*WHAT IS ASKED*
Return only the lines from the top of the data down to the one that holds "from matplotlib.path import Path", both included, without any pictures.

*DATA*
** Start **
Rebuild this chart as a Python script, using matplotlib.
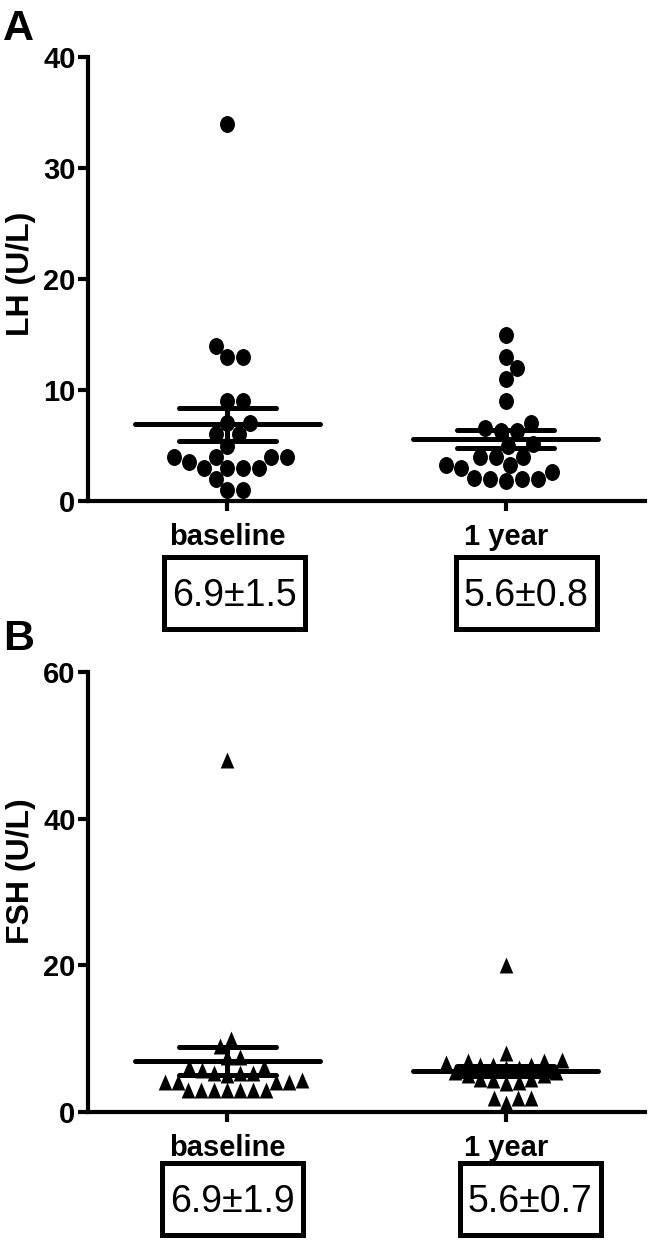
import numpy as np
import matplotlib
matplotlib.use("Agg")
import matplotlib.pyplot as plt
from matplotlib import font_manager, transforms
from matplotlib.patches import Rectangle
from matplotlib.path import Path

# --- dados ---
groups = ["baseline", "1 year"]

lh_baseline = [34, 14, 13, 13, 9, 9, 7, 7, 6, 6, 5, 4, 4, 4, 4,
               3, 3, 3.5, 3, 3, 2, 1, 1]
lh_1year = [15, 13, 12, 11, 9, 7, 6.3, 6.3, 6.6, 5.1, 5, 4, 3.2, 3,
            2.1, 2, 1.8, 2, 2, 2.6, 3.2, 4, 4]
fsh_baseline = [48, 10, 9, 7.5, 7.5, 6.2, 6.2, 5.3, 5.0, 4.4, 4.1, 4.1,
                5.3, 5.3, 5.7, 4.1, 4.1, 3, 3, 3, 3, 3, 3, 3]
fsh_1year = [20, 8, 7.1, 6.9, 6.9, 6.7, 6.4, 6.4, 6.4, 4.4, 3.9, 4.1,
             1.9, 1.9, 1.9, 1.2, 6, 6, 5.5, 5.5, 5, 5, 4.5, 4.5]

# media e EPM como impressos nas caixas
lh_mean = [6.9, 5.6]
lh_sem = [1.5, 0.8]
fsh_mean = [6.9, 5.6]
fsh_sem = [1.9, 0.7]

# --- fontes ---
names = {f.name for f in font_manager.fontManager.ttflist}
narrow = "Liberation Sans Narrow" if "Liberation Sans Narrow" in names else "Liberation Sans"
wide = "Liberation Sans"

FW, FH = 650, 1240
fig = plt.figure(figsize=(FW / 100, FH / 100), dpi=100)

AX_LEFT, AX_RIGHT = 88, 645
XPX = (AX_RIGHT - AX_LEFT) / 2.0  # pixels por unidade em x (xlim -0.5..1.5)


def swarm(vals, ypx, d):
    # posicoes x (em pixels) tipo beeswarm, pontos em ordem crescente
    vals = np.asarray(vals, float)
    y = vals * ypx
    xs = np.zeros(len(vals))
    placed = []
    for i in np.argsort(vals, kind="stable"):
        near = [(px, py) for px, py in placed if abs(py - y[i]) < d]
        cands = [0.0]
        for px, py in near:
            dx = np.sqrt(d ** 2 - (py - y[i]) ** 2)
            cands += [px + dx, px - dx]
        cands.sort(key=abs)
        for c in cands:
            if all((c - px) ** 2 + (y[i] - py) ** 2 >= d ** 2 - 1e-6 for px, py in near):
                break
        xs[i] = c
        placed.append((c, y[i]))
    return xs / XPX


circ = Path.unit_circle()
ellipse = Path(circ.vertices * [0.88, 1.0], circ.codes)
tri = Path([(0, 1), (-0.85, -1), (0.85, -1), (0, 1)],
           [Path.MOVETO, Path.LINETO, Path.LINETO, Path.CLOSEPOLY])


def panel(top, bottom, series, means, sems, ymax, yticks, ylabel, ylab_y,
          marker, msize, d, box_top, box_bottom, box_cx, letter, letter_base):
    ax = fig.add_axes([AX_LEFT / FW, 1 - bottom / FH,
                       (AX_RIGHT - AX_LEFT) / FW, (bottom - top) / FH])
    ypx = (bottom - top) / ymax

    for i, vals in enumerate(series):
        xo = swarm(vals, ypx, d)
        ax.plot(i + xo, vals, linestyle="none", marker=marker, markersize=msize,
                color="black", markeredgewidth=0, clip_on=False, zorder=3)

    for i, (m, s) in enumerate(zip(means, sems)):
        kw = dict(color="black", lw=3.6, solid_capstyle="round", zorder=4)
        ax.plot([i - 0.333, i + 0.333], [m, m], **kw)
        ax.plot([i, i], [m - s, m + s], **kw)
        ax.plot([i - 0.175, i + 0.175], [m + s, m + s], **kw)
        ax.plot([i - 0.175, i + 0.175], [m - s, m - s], **kw)

    ax.set_xlim(-0.5, 1.5)
    ax.set_ylim(0, ymax)
    ax.set_yticks(yticks)
    ax.set_xticks(range(len(groups)))
    ax.set_xticklabels(groups)
    for sp in ["top", "right"]:
        ax.spines[sp].set_visible(False)
    for sp in ["left", "bottom"]:
        ax.spines[sp].set_linewidth(3)
    ax.tick_params(axis="both", direction="out", length=7, width=3)
    ax.tick_params(axis="y", pad=2)
    ax.tick_params(axis="x", pad=9)
    for lab in ax.get_yticklabels() + ax.get_xticklabels():
        lab.set_fontfamily(narrow)
        lab.set_fontweight("bold")
        lab.set_fontsize(21)

    ax.set_ylabel(ylabel, fontfamily=wide, fontweight="bold", fontsize=23)
    ax.yaxis.set_label_coords((36 - AX_LEFT) / (AX_RIGHT - AX_LEFT),
                              (bottom - ylab_y) / (bottom - top))

    # caixas com media +- EPM
    trans = transforms.blended_transform_factory(ax.transData, fig.transFigure)
    bw = 141 / XPX
    for i, (m, s) in enumerate(zip(means, sems)):
        cx = (box_cx[i] - (AX_LEFT + XPX * 0.5)) / XPX
        fig.add_artist(Rectangle((cx - bw / 2, 1 - box_bottom / FH), bw,
                                 (box_bottom - box_top) / FH, transform=trans,
                                 fill=False, lw=3.6, edgecolor="black"))
        base = box_bottom - 23
        ax.text(cx, 1 - base / FH, f"{m:.1f}\u00b1{s:.1f}", transform=trans,
                ha="center", va="baseline", fontsize=27, fontfamily=narrow)

    fig.text(3 / FW, 1 - letter_base / FH, letter, fontsize=31,
             fontweight="bold", fontfamily=wide, va="baseline", ha="left")
    return ax


panel(57, 501, [lh_baseline, lh_1year], lh_mean, lh_sem, 40, [0, 10, 20, 30, 40],
      "LH (U/L)", 274, ellipse, 12.2, 16, 557, 629, [234, 526], "A", 40)
panel(672, 1112, [fsh_baseline, fsh_1year], fsh_mean, fsh_sem, 60, [0, 20, 40, 60],
      "FSH (U/L)", 871, tri, 11.5, 13, 1163, 1235, [232, 530], "B", 650)

fig.savefig("out.png", dpi=100)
** End **
*FINISHED ANSWER*
Rebuild this chart as a Python script, using matplotlib.
import numpy as np
import matplotlib
matplotlib.use("Agg")
import matplotlib.pyplot as plt
from matplotlib import font_manager, transforms
from matplotlib.patches import Rectangle
from matplotlib.path import Path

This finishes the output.